**PROVIDED DATA:**
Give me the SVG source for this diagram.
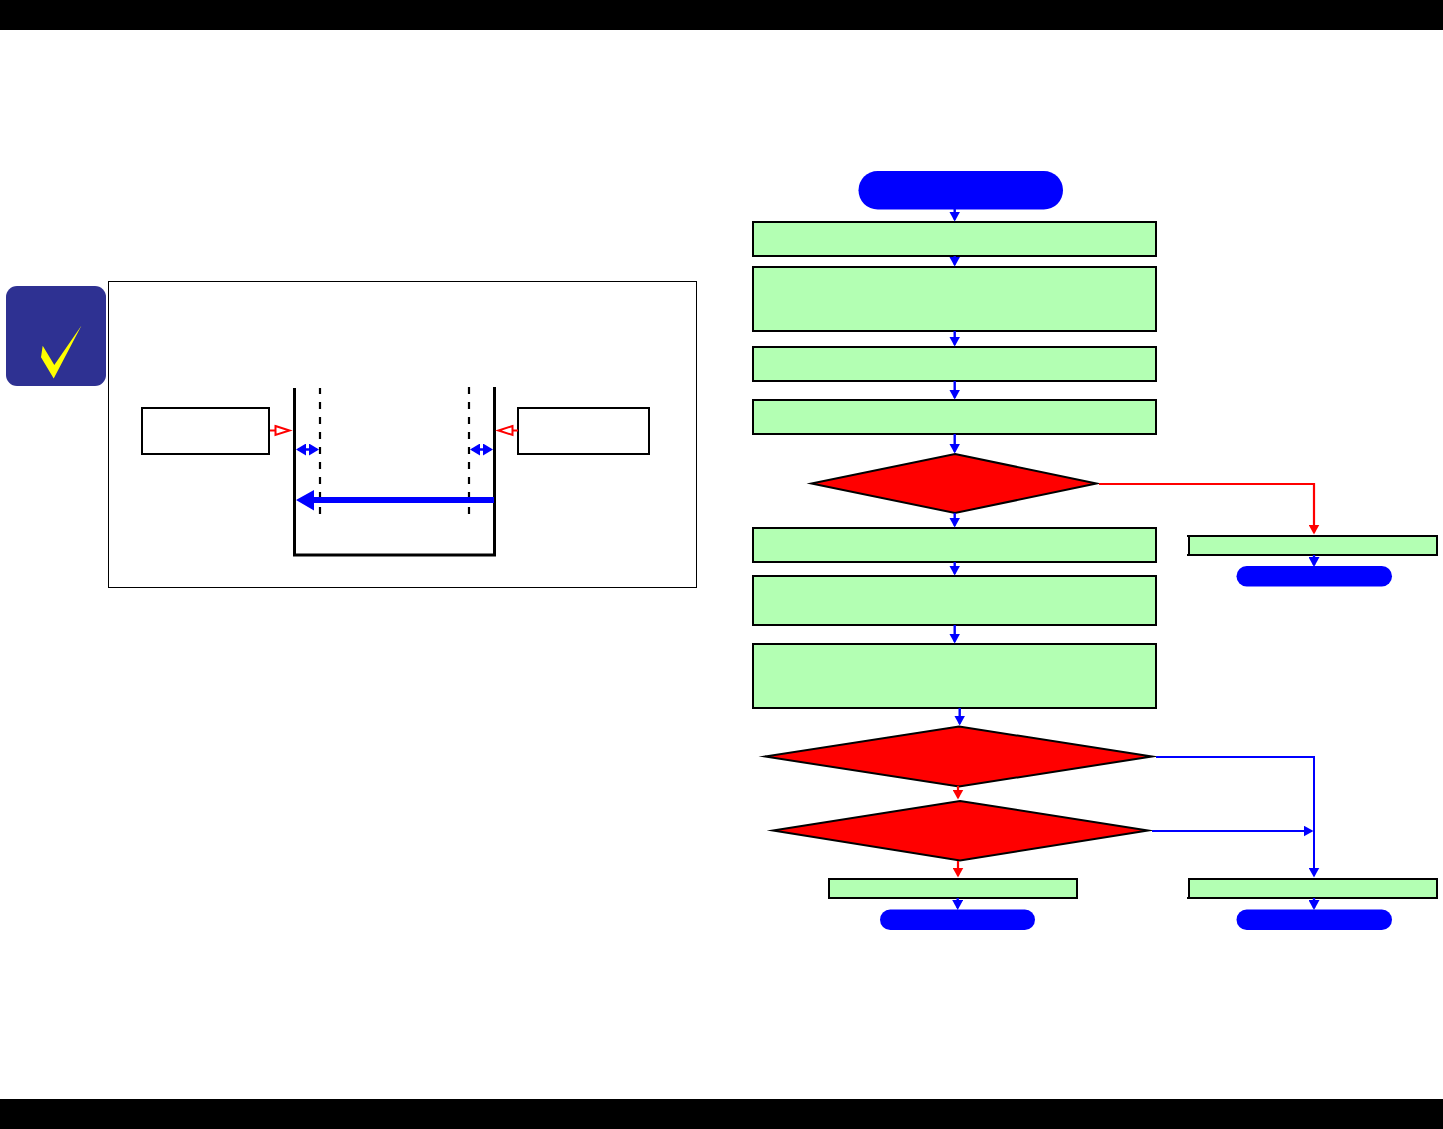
<svg xmlns="http://www.w3.org/2000/svg" width="1443" height="1129" viewBox="0 0 1443 1129">
<style>
.bar{fill:#000}
.proc{fill:#b3ffb3;stroke:#000;stroke-width:2}
.term{fill:#0000ff}
.dec{fill:#ff0000;stroke:#000;stroke-width:2;stroke-linejoin:miter;stroke-miterlimit:20}
.plain{fill:#fff;stroke:#000;stroke-width:2}
.wall{fill:none;stroke:#000;stroke-width:3}
.dash{fill:none;stroke:#000;stroke-width:2.2;stroke-dasharray:7 8}
.b{fill:none;stroke:#0000ff;stroke-width:2.4;marker-end:url(#ab)}
.h{fill:none;stroke:#0000ff;stroke-width:2;marker-end:url(#ab)}
.r{fill:none;stroke:#ff0000;stroke-width:2.2;marker-end:url(#ar)}
.d{fill:none;stroke:#0000ff;stroke-width:2.5;marker-start:url(#ad);marker-end:url(#ad)}
.o{fill:#fff;stroke:#ff0000;stroke-width:2}
.s{fill:none;stroke:#ff0000;stroke-width:2}
</style>
<defs>
<marker id="ab" viewBox="0 0 10 11" refX="8" refY="5.500" markerUnits="userSpaceOnUse" markerWidth="10" markerHeight="11" orient="auto"><path d="M0 0L10 5.500L0 11z" fill="#0000ff"/></marker>
<marker id="ar" viewBox="0 0 10 11" refX="8" refY="5.500" markerUnits="userSpaceOnUse" markerWidth="10" markerHeight="11" orient="auto"><path d="M0 0L10 5.500L0 11z" fill="#ff0000"/></marker>
<marker id="ad" viewBox="0 0 10 12" refX="8" refY="6" markerUnits="userSpaceOnUse" markerWidth="10" markerHeight="12" orient="auto-start-reverse"><path d="M0 0L10 6L0 12z" fill="#0000ff"/></marker>
</defs>
<rect width="1443" height="1129" fill="#fff"/>
<rect class="bar" x="0" y="0" width="1443" height="30"/>
<rect class="bar" x="0" y="1099" width="1443" height="30"/>

<g id="badge">
<rect x="6" y="286" width="100" height="100" rx="11" fill="#2e3192"/>
<polygon points="81.500,325.500 53.700,378.500 41,357.300 42.700,345.700 54.300,365" fill="#ffff00"/>
</g>
<g id="note-frame"><rect x="108.500" y="281.500" width="588" height="306" fill="#fff" stroke="#000" stroke-width="1"/></g>
<g id="left-box"><rect class="plain" x="142" y="408" width="127" height="46"/></g>
<g id="right-box"><rect class="plain" x="518" y="408" width="131" height="46"/></g>
<g id="tray">
<path class="wall" d="M294.500 388V555H494.500V387"/>
<path class="dash" d="M320 388V515" stroke-dashoffset="1"/>
<path class="dash" d="M469 387V515"/>
</g>

<g id="start"><rect class="term" x="858.500" y="171" width="204.500" height="38.500" rx="19.200"/></g>
<g id="step1"><rect class="proc" x="753" y="222" width="403" height="34"/></g>
<g id="step2"><rect class="proc" x="753" y="267" width="403" height="64"/></g>
<g id="step3"><rect class="proc" x="753" y="347" width="403" height="34"/></g>
<g id="step4"><rect class="proc" x="753" y="400" width="403" height="34"/></g>
<g id="decision1"><polygon class="dec" points="955,454 1096.500,483.500 955,513 811.500,483.500"/></g>
<g id="step5"><rect class="proc" x="753" y="528" width="403" height="34"/></g>
<g id="step6"><rect class="proc" x="753" y="576" width="403" height="49"/></g>
<g id="step7"><rect class="proc" x="753" y="644" width="403" height="64"/></g>
<g id="decision2"><polygon class="dec" points="959,726.500 1152,756.500 959,786.500 765,756.500"/></g>
<g id="decision3"><polygon class="dec" points="960,801 1148,830.500 960,860.500 773,830.500"/></g>
<g id="step8"><rect class="proc" x="829" y="879" width="248" height="19"/></g>
<g id="end8"><rect class="term" x="880" y="909.500" width="155" height="20.500" rx="10.200"/></g>
<g id="step9"><rect class="proc" x="1189" y="536" width="248" height="19"/><path d="M1187 536h3M1187 555h3" stroke="#000" stroke-width="2"/></g>
<g id="end9"><rect class="term" x="1236.500" y="566" width="155.500" height="20.500" rx="10.200"/></g>
<g id="step10"><rect class="proc" x="1189" y="879" width="248" height="19"/><path d="M1187 898h3" stroke="#000" stroke-width="2"/></g>
<g id="end10"><rect class="term" x="1236.500" y="909.500" width="155.500" height="20.500" rx="10.200"/></g>

<g id="connectors">
<path class="b" d="M954.700 209V219.500"/>
<path class="b" d="M954.700 256V264.500"/>
<path class="b" d="M954.700 331V344.500"/>
<path class="b" d="M954.700 381V397.500"/>
<path class="b" d="M954.700 434V451.500"/>
<path class="b" d="M954.700 513V525.500"/>
<path class="b" d="M954.700 562V573.500"/>
<path class="b" d="M954.700 625V641.500"/>
<path class="b" d="M959.700 708V723.500"/>
<path class="r" d="M958 786V797.500"/>
<path class="r" d="M958 861V875.500"/>
<path class="b" d="M957.700 898V908"/>
<path class="r" d="M1099 484H1314V532.500"/>
<path class="b" d="M1314 555V565"/>
<path class="h" d="M1156 757H1314V875.500"/>
<path class="h" d="M1152 831H1311.500"/>
<path class="b" d="M1314 898V908"/>
<path class="s" d="M270 430.500H276"/>
<polygon class="o" points="275.500,426 289.500,430.500 275.500,435"/>
<path class="s" d="M512 430.500H518"/>
<polygon class="o" points="512.500,426 498.500,430.500 512.500,435"/>
<path class="d" d="M298 449.500H317"/>
<path class="d" d="M472 449.500H491"/>
<path d="M494 497H314V490L296 500L314 510.500V503H494z" fill="#0000ff"/>
</g>
</svg>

**EXERCISE DIRECTIONS:** Images should not appear in the copy; retype the listing above exactly.

**TASK RESPONSE:**
Give me the SVG source for this diagram.
<svg xmlns="http://www.w3.org/2000/svg" width="1443" height="1129" viewBox="0 0 1443 1129">
<style>
.bar{fill:#000}
.proc{fill:#b3ffb3;stroke:#000;stroke-width:2}
.term{fill:#0000ff}
.dec{fill:#ff0000;stroke:#000;stroke-width:2;stroke-linejoin:miter;stroke-miterlimit:20}
.plain{fill:#fff;stroke:#000;stroke-width:2}
.wall{fill:none;stroke:#000;stroke-width:3}
.dash{fill:none;stroke:#000;stroke-width:2.2;stroke-dasharray:7 8}
.b{fill:none;stroke:#0000ff;stroke-width:2.4;marker-end:url(#ab)}
.h{fill:none;stroke:#0000ff;stroke-width:2;marker-end:url(#ab)}
.r{fill:none;stroke:#ff0000;stroke-width:2.2;marker-end:url(#ar)}
.d{fill:none;stroke:#0000ff;stroke-width:2.5;marker-start:url(#ad);marker-end:url(#ad)}
.o{fill:#fff;stroke:#ff0000;stroke-width:2}
.s{fill:none;stroke:#ff0000;stroke-width:2}
</style>
<defs>
<marker id="ab" viewBox="0 0 10 11" refX="8" refY="5.500" markerUnits="userSpaceOnUse" markerWidth="10" markerHeight="11" orient="auto"><path d="M0 0L10 5.500L0 11z" fill="#0000ff"/></marker>
<marker id="ar" viewBox="0 0 10 11" refX="8" refY="5.500" markerUnits="userSpaceOnUse" markerWidth="10" markerHeight="11" orient="auto"><path d="M0 0L10 5.500L0 11z" fill="#ff0000"/></marker>
<marker id="ad" viewBox="0 0 10 12" refX="8" refY="6" markerUnits="userSpaceOnUse" markerWidth="10" markerHeight="12" orient="auto-start-reverse"><path d="M0 0L10 6L0 12z" fill="#0000ff"/></marker>
</defs>
<rect width="1443" height="1129" fill="#fff"/>
<rect class="bar" x="0" y="0" width="1443" height="30"/>
<rect class="bar" x="0" y="1099" width="1443" height="30"/>

<g id="badge">
<rect x="6" y="286" width="100" height="100" rx="11" fill="#2e3192"/>
<polygon points="81.500,325.500 53.700,378.500 41,357.300 42.700,345.700 54.300,365" fill="#ffff00"/>
</g>
<g id="note-frame"><rect x="108.500" y="281.500" width="588" height="306" fill="#fff" stroke="#000" stroke-width="1"/></g>
<g id="left-box"><rect class="plain" x="142" y="408" width="127" height="46"/></g>
<g id="right-box"><rect class="plain" x="518" y="408" width="131" height="46"/></g>
<g id="tray">
<path class="wall" d="M294.500 388V555H494.500V387"/>
<path class="dash" d="M320 388V515" stroke-dashoffset="1"/>
<path class="dash" d="M469 387V515"/>
</g>

<g id="start"><rect class="term" x="858.500" y="171" width="204.500" height="38.500" rx="19.200"/></g>
<g id="step1"><rect class="proc" x="753" y="222" width="403" height="34"/></g>
<g id="step2"><rect class="proc" x="753" y="267" width="403" height="64"/></g>
<g id="step3"><rect class="proc" x="753" y="347" width="403" height="34"/></g>
<g id="step4"><rect class="proc" x="753" y="400" width="403" height="34"/></g>
<g id="decision1"><polygon class="dec" points="955,454 1096.500,483.500 955,513 811.500,483.500"/></g>
<g id="step5"><rect class="proc" x="753" y="528" width="403" height="34"/></g>
<g id="step6"><rect class="proc" x="753" y="576" width="403" height="49"/></g>
<g id="step7"><rect class="proc" x="753" y="644" width="403" height="64"/></g>
<g id="decision2"><polygon class="dec" points="959,726.500 1152,756.500 959,786.500 765,756.500"/></g>
<g id="decision3"><polygon class="dec" points="960,801 1148,830.500 960,860.500 773,830.500"/></g>
<g id="step8"><rect class="proc" x="829" y="879" width="248" height="19"/></g>
<g id="end8"><rect class="term" x="880" y="909.500" width="155" height="20.500" rx="10.200"/></g>
<g id="step9"><rect class="proc" x="1189" y="536" width="248" height="19"/><path d="M1187 536h3M1187 555h3" stroke="#000" stroke-width="2"/></g>
<g id="end9"><rect class="term" x="1236.500" y="566" width="155.500" height="20.500" rx="10.200"/></g>
<g id="step10"><rect class="proc" x="1189" y="879" width="248" height="19"/><path d="M1187 898h3" stroke="#000" stroke-width="2"/></g>
<g id="end10"><rect class="term" x="1236.500" y="909.500" width="155.500" height="20.500" rx="10.200"/></g>

<g id="connectors">
<path class="b" d="M954.700 209V219.500"/>
<path class="b" d="M954.700 256V264.500"/>
<path class="b" d="M954.700 331V344.500"/>
<path class="b" d="M954.700 381V397.500"/>
<path class="b" d="M954.700 434V451.500"/>
<path class="b" d="M954.700 513V525.500"/>
<path class="b" d="M954.700 562V573.500"/>
<path class="b" d="M954.700 625V641.500"/>
<path class="b" d="M959.700 708V723.500"/>
<path class="r" d="M958 786V797.500"/>
<path class="r" d="M958 861V875.500"/>
<path class="b" d="M957.700 898V908"/>
<path class="r" d="M1099 484H1314V532.500"/>
<path class="b" d="M1314 555V565"/>
<path class="h" d="M1156 757H1314V875.500"/>
<path class="h" d="M1152 831H1311.500"/>
<path class="b" d="M1314 898V908"/>
<path class="s" d="M270 430.500H276"/>
<polygon class="o" points="275.500,426 289.500,430.500 275.500,435"/>
<path class="s" d="M512 430.500H518"/>
<polygon class="o" points="512.500,426 498.500,430.500 512.500,435"/>
<path class="d" d="M298 449.500H317"/>
<path class="d" d="M472 449.500H491"/>
<path d="M494 497H314V490L296 500L314 510.500V503H494z" fill="#0000ff"/>
</g>
</svg>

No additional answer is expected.